A man in tactical gear sits in his van, a loaded pistol resting on his nervously bouncing knee. Three other men are with him, all armed and staking out a police station. Inside are eight kilos of cocaine confiscated from a drug lord named Adama (Eriq Ebouaney) and he has sent his men to take it back. This tense and well-shot opening is the best scene in the new French action thriller “Earth and Blood”. The scene teases a tough and gritty crime story. Instead we get a surprisingly thin action flick that runs out of ideas despite barely clocking in at 80 minutes.
The film’s biggest asset is Sami Bouajila’s rock solid lead performance. He plays Saïd, a strong silent type who runs a struggling sawmill left to him by his father-in-law. He lives onsite with his hearing-impaired daughter Sarah (Sofia Lesaffre). One of his employees is Yanis (Samy Seghir), a troubled teen out on parole and trying to get his life together. Yanis’ half-brother is Medhi (Redouanne Harjane), one of the gang members from the opening police station scene. Do you follow me so far?
It turns out Medhi isn’t the sharpest knife in the drawer. He manages to retrieve the drugs but instead of returning them to the drug lord he decides to keep the eight kilos and sell it himself. Brilliant. I mean if the Adama was willing to knock off a police station to get his cocaine back surely he would after one of his goons who double-crossed him. Nonetheless Medhi coerces Yanis to take the getaway car (with the coke in the trunk) and hide it at the sawmill.

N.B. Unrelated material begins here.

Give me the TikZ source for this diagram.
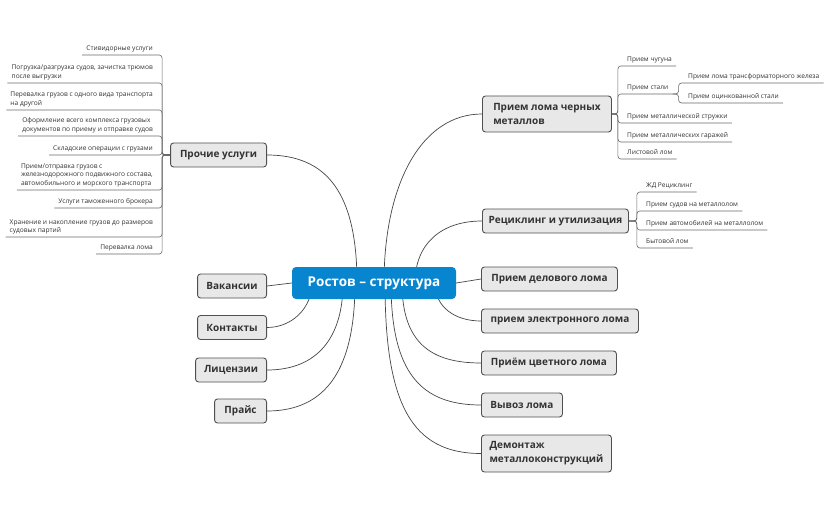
\documentclass[tikz,border=0pt]{standalone}
\usepackage{fontspec}
\setmainfont{Open Sans}
\usetikzlibrary{calc,backgrounds}
\definecolor{cblue}{RGB}{8,133,207}
\definecolor{nfill}{RGB}{232,232,232}
\definecolor{nline}{RGB}{80,80,80}
\definecolor{ctext}{RGB}{51,51,51}
\definecolor{lline}{RGB}{70,70,70}
\definecolor{sline}{RGB}{105,105,105}
\begin{document}
\begin{tikzpicture}[x=1pt,y=-1pt,
  central/.style={fill=cblue, rounded corners=4pt, minimum width=164pt, minimum height=32pt, text=white, font=\fontsize{13.5}{16}\selectfont\bfseries, inner sep=0pt},
  topic/.style={fill=nfill, draw=nline, line width=0.9pt, rounded corners=3pt, minimum height=24pt, text=ctext, font=\fontsize{10}{14}\selectfont\bfseries, align=left, inner xsep=6pt, inner ysep=3pt},
  sub/.style={text=ctext, font=\fontsize{6.6}{8.5}\selectfont, inner xsep=4pt, inner ysep=2.5pt, text depth=1.8pt, align=left},
  link/.style={draw=lline, line width=0.7pt},
  subline/.style={draw=sline, line width=0.6pt, rounded corners=3pt},
]
\useasboundingbox (0,0) rectangle (829,513);

% central
\node[central] (c) at (374,283) {Ростов – структура};

% right topics
\node[topic, anchor=west, minimum width=129pt, minimum height=36pt] (black) at (482,114) {Прием лома черных\\металлов};
\node[topic, anchor=west, minimum width=146pt] (recyc) at (482,221) {Рециклинг и утилизация};
\node[topic, anchor=west, minimum width=136pt] (delo) at (481,279) {Прием делового лома};
\node[topic, anchor=west, minimum width=157pt] (elec) at (481,321) {прием электронного лома};
\node[topic, anchor=west, minimum width=135pt] (color) at (481,363) {Приём цветного лома};
\node[topic, anchor=west, minimum width=81pt] (vyvoz) at (481,405) {Вывоз лома};
\node[topic, anchor=west, minimum width=130pt, minimum height=37pt] (demon) at (481,453.5) {Демонтаж\\металлоконструкций};

% left topics
\node[topic, anchor=east, minimum width=96pt] (prochie) at (267,155) {Прочие услуги};
\node[topic, anchor=east, minimum width=69pt] (vakan) at (267,286) {Вакансии};
\node[topic, anchor=east, minimum width=69pt] (kont) at (267,327.5) {Контакты};
\node[topic, anchor=east, minimum width=71pt] (lic) at (267,370) {Лицензии};
\node[topic, anchor=east, minimum width=52pt] (price) at (267,411) {Прайс};

% main connectors
\begin{scope}[on background layer]
\fill[white] (0,0) rectangle (829,513);
\draw[link] ([xshift=10pt]c.center) .. controls +(0,-100) and +(-60,0) .. (black.west);
\draw[link] ([xshift=41pt]c.center) .. controls +(0,-40) and +(-40,0) .. (recyc.west);
\draw[link] (c.east) -- (delo.west);
\draw[link] ([xshift=61pt]c.center) .. controls +(0,25) and +(-25,0) .. (elec.west);
\draw[link] ([xshift=28pt]c.center) .. controls +(0,60) and +(-50,0) .. (color.west);
\draw[link] ([xshift=17pt]c.center) .. controls +(0,90) and +(-60,0) .. (vyvoz.west);
\draw[link] ([xshift=11pt]c.center) .. controls +(0,120) and +(-70,0) .. (demon.west);
\draw[link] ([xshift=-17pt]c.center) .. controls +(0,-90) and +(60,0) .. (prochie.east);
\draw[link] (c.west) -- (vakan.east);
\draw[link] ([xshift=-62pt]c.center) .. controls +(0,25) and +(25,0) .. (kont.east);
\draw[link] ([xshift=-31pt]c.center) .. controls +(0,55) and +(50,0) .. (lic.east);
\draw[link] ([xshift=-19pt]c.center) .. controls +(0,85) and +(60,0) .. (price.east);
\end{scope}

% black metal subtopics
\node[sub, anchor=south west] (b1) at (623,66) {Прием чугуна};
\node[sub, anchor=south west] (b2) at (623,94) {Прием стали};
\node[sub, anchor=south west] (b21) at (684,83) {Прием лома трансформаторного железа};
\node[sub, anchor=south west] (b22) at (684,103) {Прием оцинкованной стали};
\node[sub, anchor=south west] (b3) at (623,123) {Прием металлической стружки};
\node[sub, anchor=south west] (b4) at (623,142) {Прием металлических гаражей};
\node[sub, anchor=south west] (b5) at (623,159) {Листовой лом};
\foreach \n in {b1,b2,b3,b4,b5}
  \draw[subline] (black.east) -- ++(6,0) |- (\n.south east);
\foreach \n in {b21,b22}
  \draw[subline] (b2.south east) -- ++(6,0) |- (\n.south east);

% recycling subtopics
\node[sub, anchor=south west] (r1) at (642,192) {ЖД Рециклинг};
\node[sub, anchor=south west] (r2) at (642,211) {Прием судов на металлолом};
\node[sub, anchor=south west] (r3) at (642,230) {Прием автомобилей на металлолом};
\node[sub, anchor=south west] (r4) at (642,248) {Бытовой лом};
\foreach \n in {r1,r2,r3,r4}
  \draw[subline] (recyc.east) -- ++(8,0) |- (\n.south east);

% other services subtopics
\node[sub, anchor=south east] (l1) at (157,55) {Стивидорные услуги};
\node[sub, anchor=south east] (l2) at (157,83) {Погрузка/разгрузка судов, зачистка трюмов\\после выгрузки};
\node[sub, anchor=south east] (l3) at (157,110) {Перевалка грузов с одного вида транспорта\\на другой};
\node[sub, anchor=south east] (l4) at (157,136) {Оформление всего комплекса грузовых\\документов по приему и отправке судов};
\node[sub, anchor=south east] (l5) at (157,155) {Складские операции с грузами};
\node[sub, anchor=south east] (l6) at (157,190) {Прием/отправка грузов с\\железнодорожного подвижного состава,\\автомобильного и морского транспорта};
\node[sub, anchor=south east] (l7) at (157,208) {Услуги таможенного брокера};
\node[sub, anchor=south east] (l8) at (157,237) {Хранение и накопление грузов до размеров\\судовых партий};
\node[sub, anchor=south east] (l9) at (157,254) {Перевалка лома};
\foreach \n in {l1,l2,l3,l4,l5,l6,l7,l8,l9}
  \draw[subline] (prochie.west) -- ++(-8,0) |- (\n.south west);
\end{tikzpicture}
\end{document}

Obviously the plan doesn’t pan out. Saïd finds the stashed dope and knows Adama will be coming for it. The film’s second half is basically one long scene – Adama and his henchmen armed with AK-47s hunting Saïd around the sawmill which he knows like the back of his hand. At the same time he entrusts Yanis with getting his daughter to safety. Easier said than done.
All of that sounds great and you can see the ingredients for a good action movie stew. But director and co-writer Julien Leclercq never gets things above room temperature. There’s no sizzle, no tension, no excitement past that opening sequence. The entire film is shot well and it makes great use of location. But everything is so by-the-book and the action (which is the film’s bread and butter) lacks spark. It doesn’t help that the characters are sketched so thin. We get a couple of early scenes attempting to add depth to Saïd but nothing is really done past that. And outside of one lone instance, any potentially compelling use of Sarah’s deafness never comes into play.
I love that Netflix is reaching out and bringing in films from all over the globe. The international diversity in their portfolio is great to see. “Earth and Blood” had all the markings of a cool French cinema addition and to be honest, there are worse ways to spend 80 minutes. Leclercq knows his way around with the camera and Bouajila’s sturdy lead performance provides us with somewhat of a rooting interest. But so much of its story seems to be missing and its characters never get the depth they desperately need.